Rubrica de Il Sole 24ore “Abitare le parole”
L’eclettico J. Attali, nel suo Lessico per il futuro, vede nello sport «una delle attività destinata a divenire essenziale per la ricchezza di una nazione. Si costruiranno imprese di portata mondiale per vendere e sponsorizzare tutto ciò che rimanda, anche lontanamente, allo sport».
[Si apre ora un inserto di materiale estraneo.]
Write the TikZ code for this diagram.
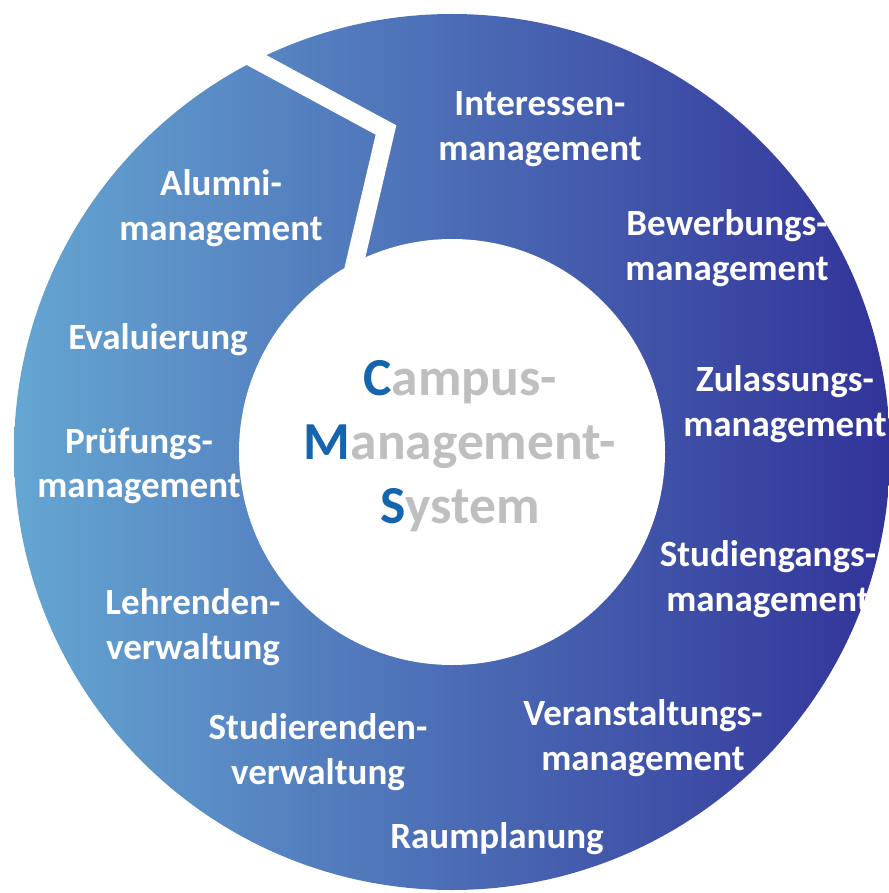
\documentclass[tikz,border=0pt]{standalone}
\usepackage{fontspec}
\setmainfont{Carlito}
\definecolor{ringlight}{HTML}{65A6D2}
\definecolor{ringmid}{HTML}{507BB8}
\definecolor{ringdark}{HTML}{323399}
\definecolor{cmsblue}{HTML}{1565AE}
\definecolor{cmsgrey}{HTML}{BFBFBF}
\begin{document}
\begin{tikzpicture}
  [x=1pt,y=-1pt,every node/.style={text=white,font=\fontsize{37}{44.5}\selectfont\bfseries,align=center,inner sep=0pt}]
\useasboundingbox (0,0) rectangle (888,893);
  \coordinate (c) at (452,452);
  \shade[left color=ringlight,middle color=ringmid,right color=ringdark] (c) circle (438);
  \fill[white] (c) circle (213);

  % the cut in the ring
  \coordinate (k1) at (236,49);
  \coordinate (k2) at (386,130);
  \coordinate (k3) at (352,275);
  \draw[white,line width=18,line join=miter] (k1) -- (k2) -- (k3);

  \node (m1) at (540,129) {Interessen-\\management};
  \node (m2) at (727,248) {Bewerbungs-\\management};
  \node (m3) at (785,404) {Zulassungs-\\management};
  \node (m4) at (768,579) {Studiengangs-\\management};
  \node (m5) at (643,738) {Veranstaltungs-\\management};
  \node (m6) at (497,839) {Raumplanung};
  \node (m7) at (318,752) {Studierenden-\\verwaltung};
  \node (m8) at (193,627) {Lehrenden-\\verwaltung};
  \node (m9) at (139,466) {Prüfungs-\\management};
  \node (m10) at (158,340) {Evaluierung};
  \node (m11) at (221,208) {Alumni-\\management};

  \node[text=cmsgrey,font=\fontsize{53.5}{64}\selectfont\bfseries] (cms) at (460,446)
    {\textcolor{cmsblue}{C}ampus-\\\textcolor{cmsblue}{M}anagement-\\\textcolor{cmsblue}{S}ystem};
\end{tikzpicture}
\end{document}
Previsioni in larga parte realizzatesi, che lasciano mestamente sullo sfondo la definizione data dello sport dal Consiglio d’Europa. Tale è considerata dall’organismo europeo qualsiasi forma di attività fisica che, attraverso una partecipazione organizzata o non, abbia per obiettivo l’espressione o il miglioramento della condizione fisica o psichica, lo sviluppo delle relazioni sociali o l’ottenimento di risultati a tutti i livelli. Lo sport è riconosciuto cioè come settore vitale per l’educazione, sulla scia di quanto già Platone afferma nella Repubblica: «Dopo la musica i giovani vanno formati con la ginnastica». Lo sport infatti, oltre a generare attitudini, contribuisce all’interazione tra individui e al superamento di qualsiasi genere di discriminazione. A cominciare da quella che Aristotele, pur favorevole alle attività sportive, avanzava nei confronti delle donne, non dotate, secondo lui, della necessaria phrònesis, la qualità di saggezza pratica ritenuta prevalentemente maschile.
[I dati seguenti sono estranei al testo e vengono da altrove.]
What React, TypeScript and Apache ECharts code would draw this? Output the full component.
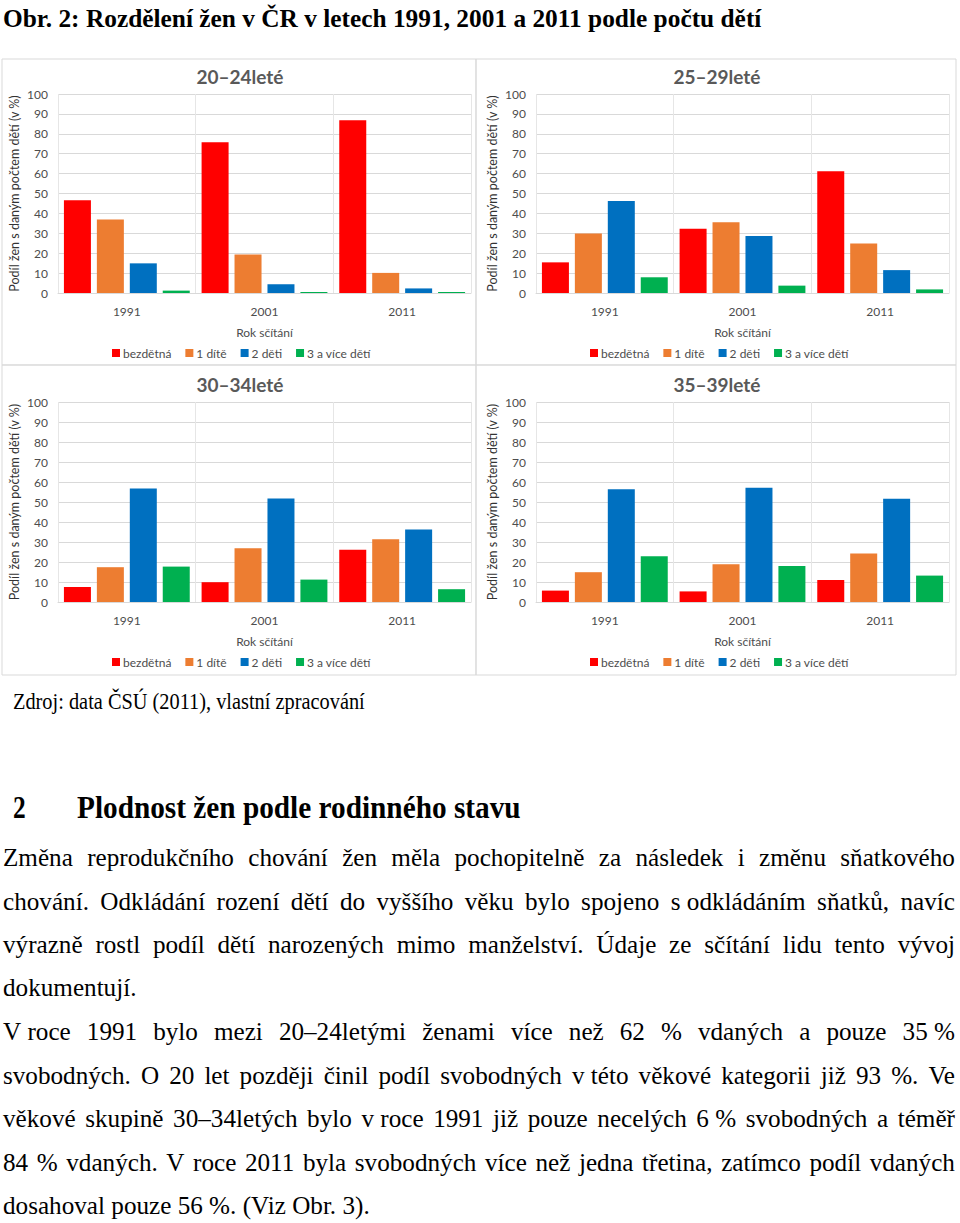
import React, { useEffect, useRef } from "react";
import * as echarts from "echarts";

const categories = ["1991", "2001", "2011"];
const seriesNames = ["bezdětná", "1 dítě", "2 děti", "3 a více dětí"];
const seriesColors = ["#FF0000", "#ED7D31", "#0070C0", "#00B050"];
const yTicks = [0, 10, 20, 30, 40, 50, 60, 70, 80, 90, 100];

// values per panel: rows = series (bezdětná, 1 dítě, 2 děti, 3 a více), cols = years
const women2024 = [
  [46.6, 75.7, 86.8],
  [36.9, 19.3, 10.1],
  [14.9, 4.4, 2.3],
  [1.2, 0.5, 0.5],
];
const women2529 = [
  [15.4, 32.3, 61.2],
  [29.9, 35.6, 24.9],
  [46.2, 28.6, 11.5],
  [7.9, 3.7, 1.8],
];
const women3034 = [
  [7.5, 9.9, 26.1],
  [17.4, 26.9, 31.4],
  [56.7, 51.8, 36.3],
  [17.7, 11.2, 6.4],
];
const women3539 = [
  [5.7, 5.3, 11.0],
  [14.9, 18.9, 24.2],
  [56.4, 57.1, 51.6],
  [22.9, 18.0, 13.2],
];
const panelTitles = ["20–24leté", "25–29leté", "30–34leté", "35–39leté"];
const panelData = [women2024, women2529, women3034, women3539];

const pageTitle = "Obr. 2: Rozdělení žen v ČR v letech 1991, 2001 a 2011 podle počtu dětí";
const sourceText = "Zdroj: data ČSÚ (2011), vlastní zpracování";
const headingNumber = "2";
const headingText = "Plodnost žen podle rodinného stavu";
const bodyLines = [
  "Změna reprodukčního chování žen měla pochopitelně za následek i změnu sňatkového",
  "chování. Odkládání rození dětí do vyššího věku bylo spojeno s\u00a0odkládáním sňatků, navíc",
  "výrazně rostl podíl dětí narozených mimo manželství. Údaje ze sčítání lidu tento vývoj",
  "dokumentují.",
  "V\u00a0roce 1991 bylo mezi 20–24letými ženami více než 62 % vdaných a pouze 35\u00a0%",
  "svobodných. O 20 let později činil podíl svobodných v\u00a0této věkové kategorii již 93 %. Ve",
  "věkové skupině 30–34letých bylo v\u00a0roce 1991 již pouze necelých 6\u00a0% svobodných a téměř",
  "84 % vdaných. V roce 2011 byla svobodných více než jedna třetina, zatímco podíl vdaných",
  "dosahoval pouze 56 %. (Viz Obr. 3).",
];
const bodyJustify = [true, true, true, false, true, true, true, true, false];

const SERIF = "'Liberation Serif', 'Times New Roman', serif";
const SANS = "Lato, Carlito, Calibri, sans-serif";

export default function App() {
  const ref = useRef<HTMLDivElement>(null);

  useEffect(() => {
    if (!ref.current) return;
    const chart = echarts.init(ref.current, null, { renderer: "svg" });

    const canvas = document.createElement("canvas");
    const ctx = canvas.getContext("2d") as CanvasRenderingContext2D;
    const fontOf = (size: number, weight: string) => `${weight} ${size}px ${SERIF}`;
    const measure = (t: string, size: number, weight: string) => {
      ctx.font = fontOf(size, weight);
      return ctx.measureText(t).width;
    };

    const graphics: any[] = [];
    const textEl = (t: string, x: number, y: number, size: number, weight: string, sx: number) => ({
      type: "text",
      x,
      y,
      scaleX: sx,
      silent: true,
      style: {
        text: t,
        font: fontOf(size, weight),
        fill: "#000",
        align: "left",
        verticalAlign: "middle",
      },
    });
    const fitText = (t: string, x0: number, x1: number, y: number, size: number, weight: string) => {
      const w = measure(t, size, weight);
      graphics.push(textEl(t, x0, y, size, weight, (x1 - x0) / w));
    };

    // panel borders
    const panels = [
      [2, 59, 474, 306],
      [476, 59, 480, 306],
      [2, 365, 474, 310],
      [476, 365, 480, 310],
    ];
    panels.forEach(([x, y, w, h]) =>
      graphics.push({
        type: "rect",
        silent: true,
        z: -1,
        shape: { x, y, width: w, height: h },
        style: { fill: "none", stroke: "#d9d9d9", lineWidth: 1 },
      })
    );

    fitText(pageTitle, 3, 762, 18, 26, "bold");
    fitText(sourceText, 13, 365, 702, 23, "normal");
    graphics.push(textEl(headingNumber, 13, 808, 31, "bold", 0.82));
    fitText(headingText, 77, 521, 808, 31, "bold");

    const bodySize = 26;
    const lastLine = bodyLines[bodyLines.length - 1];
    const bodySx = (370 - 3) / measure(lastLine, bodySize, "normal");
    const lineYs = [857, 901, 944, 987, 1031, 1075, 1118, 1162, 1205];
    bodyLines.forEach((line, i) => {
      const y = lineYs[i];
      if (!bodyJustify[i]) {
        graphics.push(textEl(line, 3, y, bodySize, "normal", bodySx));
        return;
      }
      const words = line.split(" ");
      const widths = words.map((w) => measure(w, bodySize, "normal") * bodySx);
      const total = widths.reduce((a, b) => a + b, 0);
      const gap = (955 - 3 - total) / (words.length - 1);
      let x = 3;
      words.forEach((w, k) => {
        graphics.push(textEl(w, x, y, bodySize, "normal", bodySx));
        x += widths[k] + gap;
      });
    });

    const gridPos = [
      { left: 58, top: 94, width: 413, height: 199 },
      { left: 536, top: 94, width: 413, height: 199 },
      { left: 58, top: 402, width: 413, height: 200 },
      { left: 536, top: 402, width: 413, height: 200 },
    ];
    const titleCenters = [
      [240, 67],
      [717, 67],
      [240, 375],
      [717, 375],
    ];
    const legendPos = [
      [112, 347],
      [590, 347],
      [112, 656],
      [590, 656],
    ];

    const series: any[] = [];
    panelData.forEach((rows, p) => {
      rows.forEach((vals, k) => {
        series.push({
          type: "bar",
          name: seriesNames[k],
          xAxisIndex: p,
          yAxisIndex: p,
          data: vals,
          barWidth: 27,
          barGap: "22%",
          itemStyle: { color: seriesColors[k] },
        });
      });
    });

    chart.setOption({
      animation: false,
      backgroundColor: "#ffffff",
      textStyle: { fontFamily: SANS },
      title: panelTitles.map((t, p) => ({
        text: t,
        left: titleCenters[p][0],
        top: titleCenters[p][1],
        textAlign: "center",
        padding: 0,
        textStyle: { fontFamily: SANS, fontSize: 19, fontWeight: "bold", color: "#595959" },
      })),
      legend: legendPos.map(([l, t]) => ({
        data: seriesNames,
        left: l,
        top: t,
        padding: 0,
        itemWidth: 8,
        itemHeight: 8,
        itemGap: 14,
        icon: "rect",
        textStyle: { fontFamily: SANS, fontSize: 12, color: "#4d4d4d", padding: [0, 0, 0, -2] },
      })),
      grid: gridPos.map((g) => ({ ...g, containLabel: false })),
      xAxis: gridPos.map((_, p) => ({
        type: "category",
        gridIndex: p,
        data: categories,
        name: "Rok sčítání",
        nameLocation: "middle",
        nameGap: 33,
        nameTextStyle: { fontFamily: SANS, fontSize: 12, color: "#4d4d4d" },
        axisLine: { show: true, lineStyle: { color: "#d9d9d9" } },
        axisTick: { show: false },
        axisLabel: { margin: 12, fontFamily: SANS, fontSize: 12, color: "#4d4d4d" },
        splitLine: { show: true, lineStyle: { color: "#e6e6e6" } },
      })),
      yAxis: gridPos.map((_, p) => ({
        type: "value",
        gridIndex: p,
        min: yTicks[0],
        max: yTicks[yTicks.length - 1],
        interval: 10,
        name: "Podíl žen s daným počtem dětí (v %)",
        nameLocation: "middle",
        nameRotate: 90,
        nameGap: 37,
        nameTextStyle: { fontFamily: SANS, fontSize: 12.5, color: "#333333" },
        axisLine: { show: false },
        axisTick: { show: false },
        axisLabel: { margin: 10, fontFamily: SANS, fontSize: 12, color: "#4d4d4d" },
        splitLine: { show: true, lineStyle: { color: "#d9d9d9" } },
      })),
      series,
      graphic: graphics,
    });

    return () => chart.dispose();
  }, []);

  return (
    <div
      ref={ref}
      style={{ position: "absolute", left: 0, top: 0, width: 960, height: 1223, background: "#fff" }}
    />
  );
}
L’antichità è testimone comunque dell’atteggiamento ambiguo e contraddittorio sviluppatosi nei confronti dello sport e mai completamente sopito. A parte il rifiuto assoluto degli spettacoli sportivi che s’incontra in Seneca e, per un certo periodo, nel cristianesimo, le riserve vengono variamente motivate. Accanto a chi vede nello sport un mezzo di repressione sociale e l’atleta come soggetto alienato, c’è chi considera lo sport una tipica evasione dalle proprie responsabilità o di rifiuto della società. Una maniera insomma per tenersi alla larga dall’integrazione e per nutrire forme di innato narcisismo.
Oggi prevale una lettura positiva del ruolo che lo sport riveste nel restituire armonia e centralità alla vita del singolo e alle dinamiche sociali. Non è del tutto estraneo a ciò il contributo proveniente dalla riscoperta della corporeità e da una visione integrale della persona. Soprattutto nella forma prospettata dallo storico olandese J. Huizinga, col suo Homo ludens, dall’indirizzo fenomenologico-esistenzialista e dalla tradizione filosofica neoebraica, a cominciare da E. Lévinas.
Un contributo organico al superamento di visioni parziali del ruolo dello sport nella vita del singolo e in quello della comunità è offerto dalla giovane disciplina della Filosofia dello sport, titolo di un saggio di E. Isidori e H. Reid.